When it came to the vote, Conservative Pat Greenwell (Eltham Town & Avery Hill) and Labour’s Majella Anning (Creekside) voted against.
Anning said: “I had not realised the architectural heritage and significance of this site. It recalls the squares of Paris and Madrid where housing is designed to surround a square – in the UK that’s like a village green – which do build cohesive communities.
“It is a very marginal choice, but in this specific case, I will be voting against because as I said, this is clearly one of the jewels in the crown that Greenwich owns. And when it’s gone, it’s gone.”
But her Labour colleagues Clare Burke-McDonald (Charlton Hornfair), Gary Dillon (Charlton Village) and Gardner voted for the development. Gardner secured a condition that the development would be car-free and that residents must be consulted on the new home for the mural.
Dillon, the chair of planning, said that building on green space in estates meant the council did not have to consider taking over parks for new homes, and that the loss of the green was “a small sacrifice in the balance of things”.

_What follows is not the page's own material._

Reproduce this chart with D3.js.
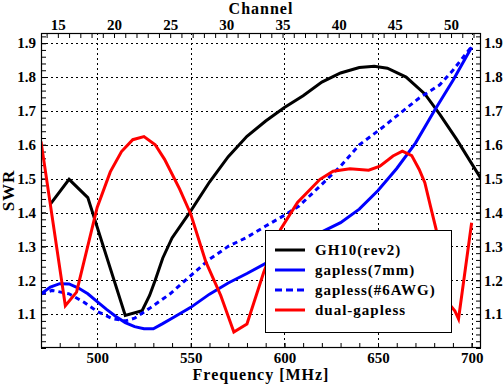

“Because of the success of our existing council estates and our homes-for-life policy, we haven’t been able to increase the council’s housing stock as fast as we’d like to give other people the opportunity to get into social housing,” he said.
“It is a difficult choice, but it is a choice that we have to make because next year I’ll be looking at 28,000 people on the [waiting] list and maybe 400 people in hotel rooms. People are suffering because we are not able to provide them with a home.”
After the meeting, Howard Shields of the Blackheath Society, which also objected, said that it had supported “tackling this serious issue by building on brownfield land”.
But he added: “In this case we believe the benefit of six homes is far outweighed by the spoiling of a community and its green space in a conservation area, ignoring Greenwich’s own guidelines. It sets an extremely worrying precedent.”